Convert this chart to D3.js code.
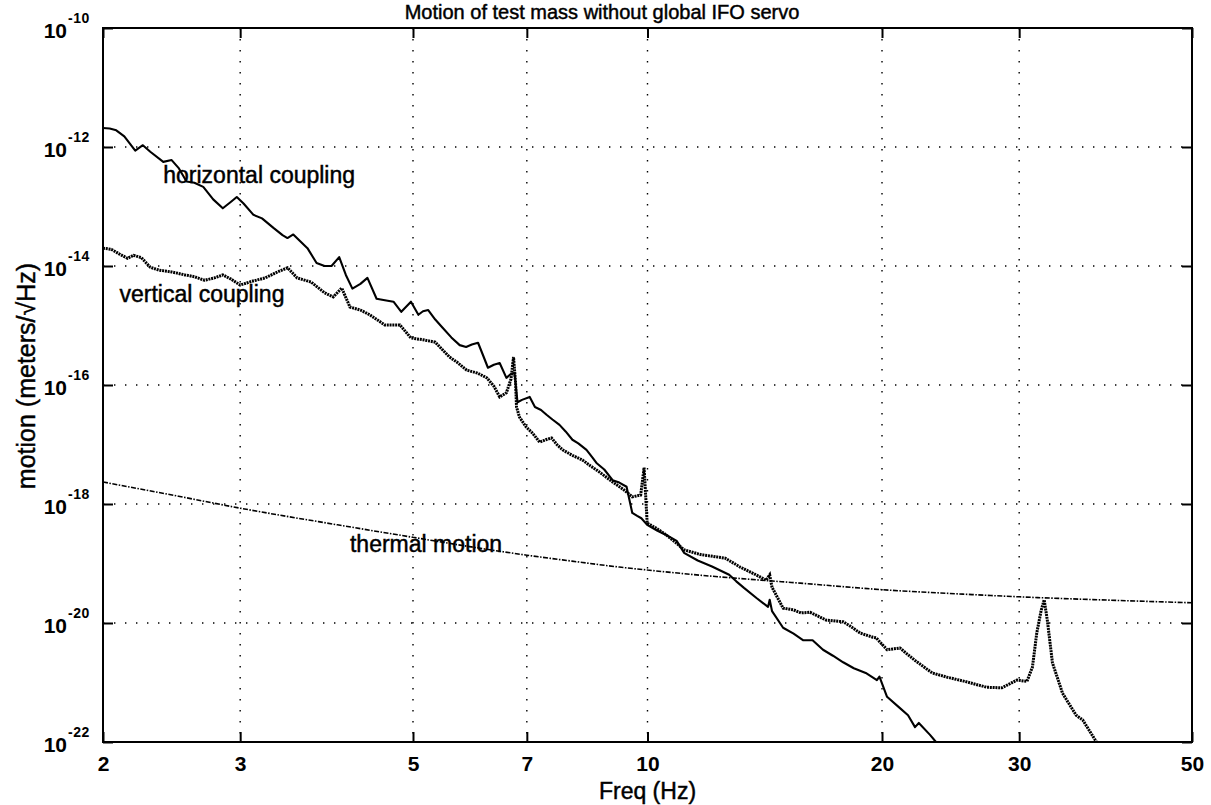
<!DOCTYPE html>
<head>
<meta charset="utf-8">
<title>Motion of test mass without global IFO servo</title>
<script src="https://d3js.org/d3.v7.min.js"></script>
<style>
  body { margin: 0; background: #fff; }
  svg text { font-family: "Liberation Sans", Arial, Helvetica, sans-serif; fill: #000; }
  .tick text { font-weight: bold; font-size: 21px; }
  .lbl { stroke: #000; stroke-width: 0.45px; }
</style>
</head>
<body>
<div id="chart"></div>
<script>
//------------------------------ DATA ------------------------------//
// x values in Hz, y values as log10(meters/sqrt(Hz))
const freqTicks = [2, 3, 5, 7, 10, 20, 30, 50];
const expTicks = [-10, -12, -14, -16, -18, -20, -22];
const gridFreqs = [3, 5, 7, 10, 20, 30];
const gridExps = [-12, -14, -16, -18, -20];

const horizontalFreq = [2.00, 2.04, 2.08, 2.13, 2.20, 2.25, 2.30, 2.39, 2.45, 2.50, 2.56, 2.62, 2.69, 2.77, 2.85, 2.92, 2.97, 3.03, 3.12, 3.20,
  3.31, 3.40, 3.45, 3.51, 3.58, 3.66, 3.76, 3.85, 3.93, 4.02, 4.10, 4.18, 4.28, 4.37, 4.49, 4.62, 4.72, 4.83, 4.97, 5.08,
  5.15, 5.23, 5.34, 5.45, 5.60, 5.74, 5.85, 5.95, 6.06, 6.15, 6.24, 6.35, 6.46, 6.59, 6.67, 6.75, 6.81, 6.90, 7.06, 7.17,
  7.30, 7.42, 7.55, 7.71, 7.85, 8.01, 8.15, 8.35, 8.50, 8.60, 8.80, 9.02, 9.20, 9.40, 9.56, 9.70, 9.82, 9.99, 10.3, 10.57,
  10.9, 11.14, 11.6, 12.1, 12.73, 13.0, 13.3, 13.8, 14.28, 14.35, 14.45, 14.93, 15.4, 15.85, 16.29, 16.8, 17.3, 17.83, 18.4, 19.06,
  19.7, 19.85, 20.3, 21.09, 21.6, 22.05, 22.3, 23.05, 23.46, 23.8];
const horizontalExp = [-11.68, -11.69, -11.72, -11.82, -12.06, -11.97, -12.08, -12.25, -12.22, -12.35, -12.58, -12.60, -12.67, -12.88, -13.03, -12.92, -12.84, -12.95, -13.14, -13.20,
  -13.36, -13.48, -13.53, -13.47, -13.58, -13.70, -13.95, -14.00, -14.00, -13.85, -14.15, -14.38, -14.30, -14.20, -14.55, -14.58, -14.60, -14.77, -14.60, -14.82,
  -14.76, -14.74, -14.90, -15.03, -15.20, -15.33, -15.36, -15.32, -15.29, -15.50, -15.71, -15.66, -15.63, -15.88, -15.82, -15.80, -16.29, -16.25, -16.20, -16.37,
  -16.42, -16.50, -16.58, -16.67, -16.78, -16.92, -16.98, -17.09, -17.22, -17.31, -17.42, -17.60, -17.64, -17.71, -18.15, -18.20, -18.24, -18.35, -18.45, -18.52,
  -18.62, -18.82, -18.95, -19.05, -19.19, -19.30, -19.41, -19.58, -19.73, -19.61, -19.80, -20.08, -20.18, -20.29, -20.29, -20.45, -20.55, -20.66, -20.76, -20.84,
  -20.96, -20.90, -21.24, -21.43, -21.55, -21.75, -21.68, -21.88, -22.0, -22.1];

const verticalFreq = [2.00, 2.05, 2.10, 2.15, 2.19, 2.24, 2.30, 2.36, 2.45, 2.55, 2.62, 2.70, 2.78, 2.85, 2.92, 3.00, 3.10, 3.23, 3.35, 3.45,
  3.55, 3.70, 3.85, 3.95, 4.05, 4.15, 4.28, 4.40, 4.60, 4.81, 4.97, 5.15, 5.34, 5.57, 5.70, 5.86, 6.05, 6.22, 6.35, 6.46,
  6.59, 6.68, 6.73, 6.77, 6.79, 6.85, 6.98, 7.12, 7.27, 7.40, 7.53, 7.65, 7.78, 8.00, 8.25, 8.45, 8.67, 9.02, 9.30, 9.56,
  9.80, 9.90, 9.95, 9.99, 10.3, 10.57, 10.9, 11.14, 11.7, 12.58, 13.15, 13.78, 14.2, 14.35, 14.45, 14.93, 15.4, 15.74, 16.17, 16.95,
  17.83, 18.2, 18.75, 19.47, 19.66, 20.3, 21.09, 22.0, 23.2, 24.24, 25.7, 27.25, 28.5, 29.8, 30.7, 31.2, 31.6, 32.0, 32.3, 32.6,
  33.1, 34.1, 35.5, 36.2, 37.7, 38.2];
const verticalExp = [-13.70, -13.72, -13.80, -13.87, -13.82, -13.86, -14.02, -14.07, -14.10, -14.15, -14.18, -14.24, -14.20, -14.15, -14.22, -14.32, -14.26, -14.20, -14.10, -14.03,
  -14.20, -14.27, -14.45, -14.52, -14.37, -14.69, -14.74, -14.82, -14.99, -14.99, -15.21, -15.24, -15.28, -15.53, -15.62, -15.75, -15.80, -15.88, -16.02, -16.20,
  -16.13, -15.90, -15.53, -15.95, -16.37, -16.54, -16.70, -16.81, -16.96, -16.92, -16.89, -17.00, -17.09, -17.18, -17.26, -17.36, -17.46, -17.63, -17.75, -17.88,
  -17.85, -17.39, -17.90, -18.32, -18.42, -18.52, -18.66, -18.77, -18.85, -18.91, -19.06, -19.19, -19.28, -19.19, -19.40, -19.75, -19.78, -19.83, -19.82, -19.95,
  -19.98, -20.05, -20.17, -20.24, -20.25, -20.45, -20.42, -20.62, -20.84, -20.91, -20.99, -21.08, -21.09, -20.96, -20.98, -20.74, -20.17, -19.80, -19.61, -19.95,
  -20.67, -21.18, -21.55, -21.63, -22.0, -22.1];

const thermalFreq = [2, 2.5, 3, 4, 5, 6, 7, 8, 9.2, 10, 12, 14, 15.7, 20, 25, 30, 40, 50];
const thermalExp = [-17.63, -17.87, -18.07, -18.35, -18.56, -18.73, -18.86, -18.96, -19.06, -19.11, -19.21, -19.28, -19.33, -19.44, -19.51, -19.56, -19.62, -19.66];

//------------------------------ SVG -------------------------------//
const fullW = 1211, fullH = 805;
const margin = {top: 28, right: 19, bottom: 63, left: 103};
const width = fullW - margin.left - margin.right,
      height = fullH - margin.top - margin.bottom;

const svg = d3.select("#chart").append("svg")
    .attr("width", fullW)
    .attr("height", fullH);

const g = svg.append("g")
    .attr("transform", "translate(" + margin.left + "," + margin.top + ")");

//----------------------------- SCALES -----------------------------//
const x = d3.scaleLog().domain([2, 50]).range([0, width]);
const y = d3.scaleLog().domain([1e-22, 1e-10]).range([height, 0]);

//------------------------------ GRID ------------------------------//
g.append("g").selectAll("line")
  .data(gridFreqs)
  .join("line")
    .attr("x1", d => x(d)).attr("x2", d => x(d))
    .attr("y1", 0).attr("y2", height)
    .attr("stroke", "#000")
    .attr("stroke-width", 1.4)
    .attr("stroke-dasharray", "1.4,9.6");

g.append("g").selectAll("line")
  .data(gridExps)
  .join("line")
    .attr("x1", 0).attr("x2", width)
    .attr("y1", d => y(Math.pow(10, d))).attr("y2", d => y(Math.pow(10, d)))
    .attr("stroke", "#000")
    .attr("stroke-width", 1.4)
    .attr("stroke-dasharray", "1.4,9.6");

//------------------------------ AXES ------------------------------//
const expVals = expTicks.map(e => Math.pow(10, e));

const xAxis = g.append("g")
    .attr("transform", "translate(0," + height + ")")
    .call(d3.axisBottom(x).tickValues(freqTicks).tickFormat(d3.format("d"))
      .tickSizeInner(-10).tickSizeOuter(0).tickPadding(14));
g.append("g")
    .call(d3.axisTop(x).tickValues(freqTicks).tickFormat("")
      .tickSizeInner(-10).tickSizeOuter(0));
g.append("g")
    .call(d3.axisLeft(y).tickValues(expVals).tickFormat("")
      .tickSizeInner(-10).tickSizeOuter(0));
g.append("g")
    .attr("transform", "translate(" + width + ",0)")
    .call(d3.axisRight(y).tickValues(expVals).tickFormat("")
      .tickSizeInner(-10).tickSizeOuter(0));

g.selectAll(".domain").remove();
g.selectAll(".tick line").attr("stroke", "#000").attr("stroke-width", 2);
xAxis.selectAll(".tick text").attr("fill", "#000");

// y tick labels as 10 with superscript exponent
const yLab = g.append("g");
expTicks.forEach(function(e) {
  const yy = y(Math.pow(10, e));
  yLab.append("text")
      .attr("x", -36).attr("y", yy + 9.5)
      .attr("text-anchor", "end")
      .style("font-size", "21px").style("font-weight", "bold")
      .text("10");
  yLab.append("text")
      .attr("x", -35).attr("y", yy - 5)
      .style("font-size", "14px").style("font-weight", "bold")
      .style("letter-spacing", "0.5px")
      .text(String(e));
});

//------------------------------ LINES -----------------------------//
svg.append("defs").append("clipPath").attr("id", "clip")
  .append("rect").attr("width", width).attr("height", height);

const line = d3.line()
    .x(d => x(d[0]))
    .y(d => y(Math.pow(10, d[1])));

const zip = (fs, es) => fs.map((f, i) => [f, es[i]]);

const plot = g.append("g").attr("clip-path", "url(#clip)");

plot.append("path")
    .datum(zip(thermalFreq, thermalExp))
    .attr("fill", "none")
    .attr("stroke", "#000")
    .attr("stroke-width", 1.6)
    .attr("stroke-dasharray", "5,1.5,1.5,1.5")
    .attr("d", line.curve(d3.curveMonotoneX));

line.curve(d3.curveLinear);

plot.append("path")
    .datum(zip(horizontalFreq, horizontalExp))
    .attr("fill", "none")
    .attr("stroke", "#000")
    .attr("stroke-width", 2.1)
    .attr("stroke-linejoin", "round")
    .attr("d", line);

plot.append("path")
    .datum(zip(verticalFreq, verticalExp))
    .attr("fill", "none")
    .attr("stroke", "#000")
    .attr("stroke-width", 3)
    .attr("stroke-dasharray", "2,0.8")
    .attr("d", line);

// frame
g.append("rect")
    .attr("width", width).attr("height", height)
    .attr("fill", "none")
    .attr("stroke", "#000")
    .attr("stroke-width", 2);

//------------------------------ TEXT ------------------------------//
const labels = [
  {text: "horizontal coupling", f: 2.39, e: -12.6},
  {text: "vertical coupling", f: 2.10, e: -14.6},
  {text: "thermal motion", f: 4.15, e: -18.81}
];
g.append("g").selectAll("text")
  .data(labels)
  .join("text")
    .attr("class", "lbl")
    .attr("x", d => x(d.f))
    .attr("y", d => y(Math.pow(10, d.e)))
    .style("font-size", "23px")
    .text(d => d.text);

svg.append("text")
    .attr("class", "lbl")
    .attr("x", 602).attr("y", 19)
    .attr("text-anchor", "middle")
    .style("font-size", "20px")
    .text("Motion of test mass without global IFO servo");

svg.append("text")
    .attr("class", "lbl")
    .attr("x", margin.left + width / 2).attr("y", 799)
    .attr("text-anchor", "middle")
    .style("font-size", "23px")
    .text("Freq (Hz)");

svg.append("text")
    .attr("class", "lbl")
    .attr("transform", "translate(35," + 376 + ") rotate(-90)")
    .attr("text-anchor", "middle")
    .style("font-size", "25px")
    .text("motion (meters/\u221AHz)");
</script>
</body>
- - - - -
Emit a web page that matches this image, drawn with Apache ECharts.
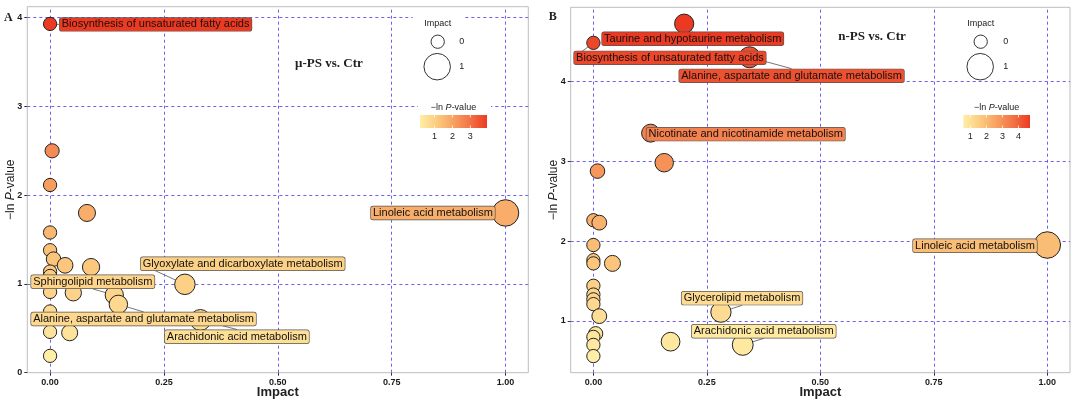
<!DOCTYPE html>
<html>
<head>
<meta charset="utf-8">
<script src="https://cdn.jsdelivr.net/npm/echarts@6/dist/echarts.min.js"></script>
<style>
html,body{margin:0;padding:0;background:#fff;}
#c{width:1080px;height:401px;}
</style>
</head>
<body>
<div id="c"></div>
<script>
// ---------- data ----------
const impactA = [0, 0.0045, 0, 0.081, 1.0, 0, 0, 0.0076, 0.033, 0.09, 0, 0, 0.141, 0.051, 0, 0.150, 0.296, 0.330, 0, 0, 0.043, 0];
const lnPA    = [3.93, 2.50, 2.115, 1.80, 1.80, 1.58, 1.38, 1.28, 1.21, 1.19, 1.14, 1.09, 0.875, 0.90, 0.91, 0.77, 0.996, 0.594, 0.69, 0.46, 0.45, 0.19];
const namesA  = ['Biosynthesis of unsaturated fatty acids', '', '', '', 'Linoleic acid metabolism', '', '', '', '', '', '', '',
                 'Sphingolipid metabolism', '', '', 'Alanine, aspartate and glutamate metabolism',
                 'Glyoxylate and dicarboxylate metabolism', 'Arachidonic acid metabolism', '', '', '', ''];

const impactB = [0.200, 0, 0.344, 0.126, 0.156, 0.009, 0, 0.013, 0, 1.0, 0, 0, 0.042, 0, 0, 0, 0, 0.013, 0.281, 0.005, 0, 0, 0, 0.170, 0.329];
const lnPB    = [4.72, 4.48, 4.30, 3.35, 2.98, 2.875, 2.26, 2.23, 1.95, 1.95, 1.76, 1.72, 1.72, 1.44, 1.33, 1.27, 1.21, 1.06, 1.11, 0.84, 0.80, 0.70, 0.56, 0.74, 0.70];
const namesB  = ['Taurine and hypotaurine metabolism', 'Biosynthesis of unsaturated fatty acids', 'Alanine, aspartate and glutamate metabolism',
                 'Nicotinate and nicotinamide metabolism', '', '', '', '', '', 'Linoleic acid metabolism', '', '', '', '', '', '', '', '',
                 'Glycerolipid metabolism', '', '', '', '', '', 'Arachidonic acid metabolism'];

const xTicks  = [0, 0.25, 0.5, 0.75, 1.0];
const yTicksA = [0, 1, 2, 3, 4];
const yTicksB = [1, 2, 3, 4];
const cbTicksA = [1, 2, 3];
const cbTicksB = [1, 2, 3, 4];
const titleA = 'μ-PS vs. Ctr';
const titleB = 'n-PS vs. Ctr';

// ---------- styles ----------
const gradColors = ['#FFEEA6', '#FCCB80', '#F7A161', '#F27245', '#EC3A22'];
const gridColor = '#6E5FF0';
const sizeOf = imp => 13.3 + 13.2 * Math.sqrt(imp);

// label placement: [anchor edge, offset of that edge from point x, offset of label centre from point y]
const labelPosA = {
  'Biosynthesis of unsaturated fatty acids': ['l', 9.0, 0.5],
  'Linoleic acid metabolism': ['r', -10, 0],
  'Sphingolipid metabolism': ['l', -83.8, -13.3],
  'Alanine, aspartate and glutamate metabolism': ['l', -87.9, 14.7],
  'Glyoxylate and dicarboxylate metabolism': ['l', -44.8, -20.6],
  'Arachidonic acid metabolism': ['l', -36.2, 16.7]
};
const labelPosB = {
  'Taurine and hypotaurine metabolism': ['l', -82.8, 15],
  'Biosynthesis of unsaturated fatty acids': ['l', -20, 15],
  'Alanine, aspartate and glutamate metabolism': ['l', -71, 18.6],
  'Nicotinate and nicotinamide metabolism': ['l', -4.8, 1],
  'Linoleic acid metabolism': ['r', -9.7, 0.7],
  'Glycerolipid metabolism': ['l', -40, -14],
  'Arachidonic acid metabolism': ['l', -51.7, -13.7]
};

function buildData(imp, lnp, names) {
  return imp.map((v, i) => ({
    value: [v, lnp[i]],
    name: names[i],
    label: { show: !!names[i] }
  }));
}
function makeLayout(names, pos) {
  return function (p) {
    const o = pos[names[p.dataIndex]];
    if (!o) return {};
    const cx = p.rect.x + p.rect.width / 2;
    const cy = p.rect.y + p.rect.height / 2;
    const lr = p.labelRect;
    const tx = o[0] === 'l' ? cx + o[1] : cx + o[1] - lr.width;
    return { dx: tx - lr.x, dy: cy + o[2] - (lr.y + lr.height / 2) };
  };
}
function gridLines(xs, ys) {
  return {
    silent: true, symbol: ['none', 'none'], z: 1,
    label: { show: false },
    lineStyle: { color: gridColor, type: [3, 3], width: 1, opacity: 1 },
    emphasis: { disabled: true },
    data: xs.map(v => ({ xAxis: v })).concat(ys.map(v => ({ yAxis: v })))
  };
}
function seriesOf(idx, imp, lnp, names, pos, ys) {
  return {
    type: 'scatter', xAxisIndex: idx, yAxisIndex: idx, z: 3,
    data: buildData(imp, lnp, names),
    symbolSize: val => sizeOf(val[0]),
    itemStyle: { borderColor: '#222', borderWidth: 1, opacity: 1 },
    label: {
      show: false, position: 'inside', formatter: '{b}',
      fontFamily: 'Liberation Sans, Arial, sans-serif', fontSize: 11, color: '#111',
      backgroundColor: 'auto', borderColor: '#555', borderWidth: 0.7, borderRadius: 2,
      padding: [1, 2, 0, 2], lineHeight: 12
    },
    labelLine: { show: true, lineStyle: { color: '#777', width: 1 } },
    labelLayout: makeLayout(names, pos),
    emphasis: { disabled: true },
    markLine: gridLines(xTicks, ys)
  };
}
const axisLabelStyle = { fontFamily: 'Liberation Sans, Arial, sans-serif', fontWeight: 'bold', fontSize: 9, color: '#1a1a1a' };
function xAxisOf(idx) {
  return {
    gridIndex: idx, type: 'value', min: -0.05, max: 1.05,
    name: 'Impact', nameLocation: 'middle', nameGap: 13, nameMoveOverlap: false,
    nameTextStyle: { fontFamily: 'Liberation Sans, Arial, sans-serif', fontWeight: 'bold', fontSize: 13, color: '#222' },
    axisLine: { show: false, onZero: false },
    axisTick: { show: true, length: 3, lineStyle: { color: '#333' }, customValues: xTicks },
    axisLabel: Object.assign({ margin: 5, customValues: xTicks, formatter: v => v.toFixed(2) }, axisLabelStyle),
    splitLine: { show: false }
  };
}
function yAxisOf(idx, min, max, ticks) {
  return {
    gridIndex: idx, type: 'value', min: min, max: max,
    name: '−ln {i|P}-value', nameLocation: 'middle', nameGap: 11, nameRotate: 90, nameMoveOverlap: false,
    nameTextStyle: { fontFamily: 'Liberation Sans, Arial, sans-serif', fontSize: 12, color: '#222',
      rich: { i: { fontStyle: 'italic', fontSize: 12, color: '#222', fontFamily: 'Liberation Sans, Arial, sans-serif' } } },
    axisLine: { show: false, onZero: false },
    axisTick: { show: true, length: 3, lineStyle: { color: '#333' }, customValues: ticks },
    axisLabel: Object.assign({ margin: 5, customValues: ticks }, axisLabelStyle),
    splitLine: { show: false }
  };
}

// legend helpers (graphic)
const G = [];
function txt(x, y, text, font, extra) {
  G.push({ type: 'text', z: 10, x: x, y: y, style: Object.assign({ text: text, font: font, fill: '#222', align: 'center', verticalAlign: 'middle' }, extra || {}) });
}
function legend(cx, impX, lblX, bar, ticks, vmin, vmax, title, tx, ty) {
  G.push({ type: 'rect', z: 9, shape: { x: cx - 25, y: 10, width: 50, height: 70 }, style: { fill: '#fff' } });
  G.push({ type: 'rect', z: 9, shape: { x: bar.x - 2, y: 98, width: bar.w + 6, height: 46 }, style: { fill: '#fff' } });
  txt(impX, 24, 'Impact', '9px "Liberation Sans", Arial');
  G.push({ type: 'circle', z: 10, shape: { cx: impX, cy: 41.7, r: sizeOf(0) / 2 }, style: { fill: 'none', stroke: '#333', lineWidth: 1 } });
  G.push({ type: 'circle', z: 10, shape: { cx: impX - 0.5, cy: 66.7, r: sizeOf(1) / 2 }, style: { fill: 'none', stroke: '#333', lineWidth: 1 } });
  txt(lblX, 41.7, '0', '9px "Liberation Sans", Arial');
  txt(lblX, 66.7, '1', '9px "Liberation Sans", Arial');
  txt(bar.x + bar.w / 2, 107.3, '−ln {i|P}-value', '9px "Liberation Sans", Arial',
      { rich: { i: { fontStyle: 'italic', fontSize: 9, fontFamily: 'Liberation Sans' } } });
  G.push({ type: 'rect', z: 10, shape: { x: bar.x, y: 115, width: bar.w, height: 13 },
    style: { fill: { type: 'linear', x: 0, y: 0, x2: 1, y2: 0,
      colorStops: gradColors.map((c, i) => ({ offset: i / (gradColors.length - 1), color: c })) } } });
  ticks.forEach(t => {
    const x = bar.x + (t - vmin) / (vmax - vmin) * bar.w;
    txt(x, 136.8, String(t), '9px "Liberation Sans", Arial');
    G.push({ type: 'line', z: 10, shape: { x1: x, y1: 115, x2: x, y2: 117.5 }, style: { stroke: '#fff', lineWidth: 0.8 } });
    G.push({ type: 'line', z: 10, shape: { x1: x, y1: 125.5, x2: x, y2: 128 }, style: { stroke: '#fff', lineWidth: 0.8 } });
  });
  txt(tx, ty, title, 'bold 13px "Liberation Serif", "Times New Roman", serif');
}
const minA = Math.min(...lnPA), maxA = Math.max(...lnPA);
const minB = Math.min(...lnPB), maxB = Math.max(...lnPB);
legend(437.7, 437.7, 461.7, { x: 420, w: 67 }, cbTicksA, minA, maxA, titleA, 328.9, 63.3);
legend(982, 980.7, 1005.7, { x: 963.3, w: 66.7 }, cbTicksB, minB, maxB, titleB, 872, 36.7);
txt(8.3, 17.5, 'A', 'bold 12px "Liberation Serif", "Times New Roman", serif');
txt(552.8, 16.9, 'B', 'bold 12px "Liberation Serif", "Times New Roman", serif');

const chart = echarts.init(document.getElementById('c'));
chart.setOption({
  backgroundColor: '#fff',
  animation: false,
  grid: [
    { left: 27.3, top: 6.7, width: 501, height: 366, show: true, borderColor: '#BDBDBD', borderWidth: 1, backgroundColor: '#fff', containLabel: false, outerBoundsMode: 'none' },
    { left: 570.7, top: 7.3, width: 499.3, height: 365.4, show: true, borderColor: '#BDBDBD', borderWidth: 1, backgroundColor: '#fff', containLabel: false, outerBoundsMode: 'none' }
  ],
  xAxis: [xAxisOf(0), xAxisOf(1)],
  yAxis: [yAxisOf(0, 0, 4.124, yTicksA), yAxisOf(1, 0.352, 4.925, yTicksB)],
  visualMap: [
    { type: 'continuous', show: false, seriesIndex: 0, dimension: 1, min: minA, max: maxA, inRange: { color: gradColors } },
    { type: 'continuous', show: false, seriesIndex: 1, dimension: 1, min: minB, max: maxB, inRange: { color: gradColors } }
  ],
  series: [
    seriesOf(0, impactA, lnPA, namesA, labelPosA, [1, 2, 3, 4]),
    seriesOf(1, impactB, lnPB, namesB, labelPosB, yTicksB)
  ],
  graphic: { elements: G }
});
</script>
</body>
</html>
- - - - -
* _EXERCISE INSTRUCTIONS_
Show the lines of the records that include the string "this".

* _EXERCISE RESPONSE_
Convert this chart to D3.js code.
Emit a web page that matches this image, drawn with Apache ECharts.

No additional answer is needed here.